# Aim of the exercise:
Copy, character for character, the lines running from the one with "Give me the matplotlib source for this chart." to the one with "plt.rcParams['font.family'] = ['Lato', 'DejaVu", ends included. Leave out every other line.

# Rows:
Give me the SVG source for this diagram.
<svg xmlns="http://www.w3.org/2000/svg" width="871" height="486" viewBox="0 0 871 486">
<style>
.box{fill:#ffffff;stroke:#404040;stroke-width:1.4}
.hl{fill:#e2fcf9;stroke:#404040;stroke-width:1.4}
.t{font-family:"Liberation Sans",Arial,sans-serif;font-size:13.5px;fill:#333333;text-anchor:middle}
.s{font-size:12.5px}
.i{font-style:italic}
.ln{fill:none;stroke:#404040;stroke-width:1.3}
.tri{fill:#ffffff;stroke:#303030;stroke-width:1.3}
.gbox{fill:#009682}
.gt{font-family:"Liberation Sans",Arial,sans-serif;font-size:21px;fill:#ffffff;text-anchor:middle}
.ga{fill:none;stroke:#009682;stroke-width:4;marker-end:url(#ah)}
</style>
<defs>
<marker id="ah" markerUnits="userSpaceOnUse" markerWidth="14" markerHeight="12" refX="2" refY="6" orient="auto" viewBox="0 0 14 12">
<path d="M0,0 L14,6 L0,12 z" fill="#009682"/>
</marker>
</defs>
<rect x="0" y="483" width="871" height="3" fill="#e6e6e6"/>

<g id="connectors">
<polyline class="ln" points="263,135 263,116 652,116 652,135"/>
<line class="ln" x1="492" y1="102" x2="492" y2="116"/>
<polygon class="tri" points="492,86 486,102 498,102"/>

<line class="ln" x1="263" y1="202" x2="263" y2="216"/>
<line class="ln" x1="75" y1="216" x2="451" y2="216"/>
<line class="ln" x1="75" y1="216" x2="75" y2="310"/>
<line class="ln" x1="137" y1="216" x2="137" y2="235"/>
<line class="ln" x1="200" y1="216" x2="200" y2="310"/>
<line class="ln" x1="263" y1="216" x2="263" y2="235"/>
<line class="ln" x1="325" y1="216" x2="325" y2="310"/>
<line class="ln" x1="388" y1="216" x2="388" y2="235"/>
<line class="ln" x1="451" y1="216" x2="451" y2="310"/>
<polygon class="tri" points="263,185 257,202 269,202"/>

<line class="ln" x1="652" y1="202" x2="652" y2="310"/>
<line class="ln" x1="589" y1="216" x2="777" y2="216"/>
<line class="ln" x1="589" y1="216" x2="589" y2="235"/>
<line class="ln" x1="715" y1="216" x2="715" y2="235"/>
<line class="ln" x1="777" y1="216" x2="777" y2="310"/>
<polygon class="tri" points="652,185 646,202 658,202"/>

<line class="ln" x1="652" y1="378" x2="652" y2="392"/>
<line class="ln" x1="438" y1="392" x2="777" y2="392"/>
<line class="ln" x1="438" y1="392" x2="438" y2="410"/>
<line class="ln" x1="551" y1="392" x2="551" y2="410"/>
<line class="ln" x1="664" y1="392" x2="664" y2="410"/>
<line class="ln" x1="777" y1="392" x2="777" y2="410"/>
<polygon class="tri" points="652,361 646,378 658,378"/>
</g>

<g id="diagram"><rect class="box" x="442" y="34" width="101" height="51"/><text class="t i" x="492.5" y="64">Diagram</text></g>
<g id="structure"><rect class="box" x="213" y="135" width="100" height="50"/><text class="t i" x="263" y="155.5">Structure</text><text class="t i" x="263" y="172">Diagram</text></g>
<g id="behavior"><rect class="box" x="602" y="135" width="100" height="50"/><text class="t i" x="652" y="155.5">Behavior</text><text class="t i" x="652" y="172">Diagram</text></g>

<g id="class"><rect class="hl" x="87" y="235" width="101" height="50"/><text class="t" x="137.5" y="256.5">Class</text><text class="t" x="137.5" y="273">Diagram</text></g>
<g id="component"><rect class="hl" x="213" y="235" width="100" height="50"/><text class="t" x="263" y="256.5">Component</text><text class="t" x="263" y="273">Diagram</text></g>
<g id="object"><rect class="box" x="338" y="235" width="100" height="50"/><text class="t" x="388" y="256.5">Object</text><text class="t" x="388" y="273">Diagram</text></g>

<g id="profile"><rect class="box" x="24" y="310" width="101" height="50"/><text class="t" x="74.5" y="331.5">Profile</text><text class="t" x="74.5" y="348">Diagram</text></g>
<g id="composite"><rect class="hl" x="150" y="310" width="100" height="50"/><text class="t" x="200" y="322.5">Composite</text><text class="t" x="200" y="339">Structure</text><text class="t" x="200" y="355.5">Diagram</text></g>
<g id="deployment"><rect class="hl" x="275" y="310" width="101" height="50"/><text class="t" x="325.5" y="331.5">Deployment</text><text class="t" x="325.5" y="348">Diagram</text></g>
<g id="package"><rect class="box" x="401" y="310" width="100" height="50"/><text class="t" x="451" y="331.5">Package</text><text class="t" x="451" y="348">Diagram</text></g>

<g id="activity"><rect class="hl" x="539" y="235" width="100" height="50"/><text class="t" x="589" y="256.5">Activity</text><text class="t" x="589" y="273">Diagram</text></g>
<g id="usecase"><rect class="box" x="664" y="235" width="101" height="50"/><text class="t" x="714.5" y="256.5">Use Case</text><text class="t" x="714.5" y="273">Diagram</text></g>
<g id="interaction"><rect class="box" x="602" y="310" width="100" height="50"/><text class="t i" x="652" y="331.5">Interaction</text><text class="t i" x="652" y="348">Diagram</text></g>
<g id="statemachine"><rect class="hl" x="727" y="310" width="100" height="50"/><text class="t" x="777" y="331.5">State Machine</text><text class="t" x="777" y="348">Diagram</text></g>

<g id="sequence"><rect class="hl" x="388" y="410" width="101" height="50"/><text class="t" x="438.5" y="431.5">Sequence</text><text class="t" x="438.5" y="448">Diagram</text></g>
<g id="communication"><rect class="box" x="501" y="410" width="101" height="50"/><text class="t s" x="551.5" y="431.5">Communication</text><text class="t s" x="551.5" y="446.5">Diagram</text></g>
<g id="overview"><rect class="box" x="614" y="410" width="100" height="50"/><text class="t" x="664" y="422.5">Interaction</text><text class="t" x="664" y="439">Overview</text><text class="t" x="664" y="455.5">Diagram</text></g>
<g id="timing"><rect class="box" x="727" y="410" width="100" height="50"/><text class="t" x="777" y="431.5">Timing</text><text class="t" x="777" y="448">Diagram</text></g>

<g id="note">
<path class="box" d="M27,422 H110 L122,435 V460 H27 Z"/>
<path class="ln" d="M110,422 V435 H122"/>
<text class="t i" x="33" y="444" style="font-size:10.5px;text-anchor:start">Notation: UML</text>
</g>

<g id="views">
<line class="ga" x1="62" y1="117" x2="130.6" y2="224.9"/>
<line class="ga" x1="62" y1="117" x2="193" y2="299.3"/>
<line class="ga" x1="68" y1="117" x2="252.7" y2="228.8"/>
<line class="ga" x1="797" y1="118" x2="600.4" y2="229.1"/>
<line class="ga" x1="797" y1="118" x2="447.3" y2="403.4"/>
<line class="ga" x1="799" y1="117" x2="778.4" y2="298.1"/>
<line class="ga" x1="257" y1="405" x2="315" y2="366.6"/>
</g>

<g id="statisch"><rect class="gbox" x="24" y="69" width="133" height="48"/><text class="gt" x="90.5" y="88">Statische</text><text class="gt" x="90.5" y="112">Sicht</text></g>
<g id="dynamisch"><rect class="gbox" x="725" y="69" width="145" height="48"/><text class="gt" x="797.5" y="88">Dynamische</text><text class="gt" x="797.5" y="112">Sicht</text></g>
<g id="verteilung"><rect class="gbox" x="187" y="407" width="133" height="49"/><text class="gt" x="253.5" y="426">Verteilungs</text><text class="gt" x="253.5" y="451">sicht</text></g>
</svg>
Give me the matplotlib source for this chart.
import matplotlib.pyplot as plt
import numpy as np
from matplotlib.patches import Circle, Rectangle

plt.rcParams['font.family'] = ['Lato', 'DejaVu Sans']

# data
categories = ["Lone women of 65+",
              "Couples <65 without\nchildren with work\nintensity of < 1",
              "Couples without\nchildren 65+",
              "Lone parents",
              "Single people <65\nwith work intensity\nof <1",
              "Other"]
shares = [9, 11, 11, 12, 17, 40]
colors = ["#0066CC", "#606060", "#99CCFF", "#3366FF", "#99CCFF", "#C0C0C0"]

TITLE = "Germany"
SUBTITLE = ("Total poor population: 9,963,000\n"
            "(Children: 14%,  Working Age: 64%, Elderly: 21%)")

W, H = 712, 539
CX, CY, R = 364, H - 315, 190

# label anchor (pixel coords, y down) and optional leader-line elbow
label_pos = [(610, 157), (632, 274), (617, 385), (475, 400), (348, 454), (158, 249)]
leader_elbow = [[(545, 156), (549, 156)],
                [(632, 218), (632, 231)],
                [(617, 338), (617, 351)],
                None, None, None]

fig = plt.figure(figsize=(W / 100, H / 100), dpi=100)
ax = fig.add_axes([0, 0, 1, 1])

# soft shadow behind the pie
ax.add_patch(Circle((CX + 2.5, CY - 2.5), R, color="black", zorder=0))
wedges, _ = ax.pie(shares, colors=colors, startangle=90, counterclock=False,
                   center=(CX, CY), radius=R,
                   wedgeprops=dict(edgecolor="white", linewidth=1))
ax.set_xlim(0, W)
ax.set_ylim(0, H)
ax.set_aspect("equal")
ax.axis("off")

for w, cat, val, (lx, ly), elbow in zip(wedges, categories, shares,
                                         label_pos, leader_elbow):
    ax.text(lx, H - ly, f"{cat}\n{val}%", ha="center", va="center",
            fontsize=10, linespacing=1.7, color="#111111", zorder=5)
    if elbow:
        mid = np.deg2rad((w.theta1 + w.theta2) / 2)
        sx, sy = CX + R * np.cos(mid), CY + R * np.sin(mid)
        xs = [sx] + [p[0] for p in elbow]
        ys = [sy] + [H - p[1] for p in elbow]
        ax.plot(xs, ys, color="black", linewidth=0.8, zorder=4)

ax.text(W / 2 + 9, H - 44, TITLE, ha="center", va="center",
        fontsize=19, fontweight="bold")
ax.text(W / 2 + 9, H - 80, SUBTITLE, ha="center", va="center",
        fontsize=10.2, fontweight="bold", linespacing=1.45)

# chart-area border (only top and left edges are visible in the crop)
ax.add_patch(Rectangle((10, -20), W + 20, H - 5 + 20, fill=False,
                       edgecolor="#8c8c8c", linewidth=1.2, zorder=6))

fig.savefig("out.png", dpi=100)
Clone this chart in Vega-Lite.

# Result of this task:
Give me the matplotlib source for this chart.
import matplotlib.pyplot as plt
import numpy as np
from matplotlib.patches import Circle, Rectangle

plt.rcParams['font.family'] = ['Lato', 'DejaVu Sans']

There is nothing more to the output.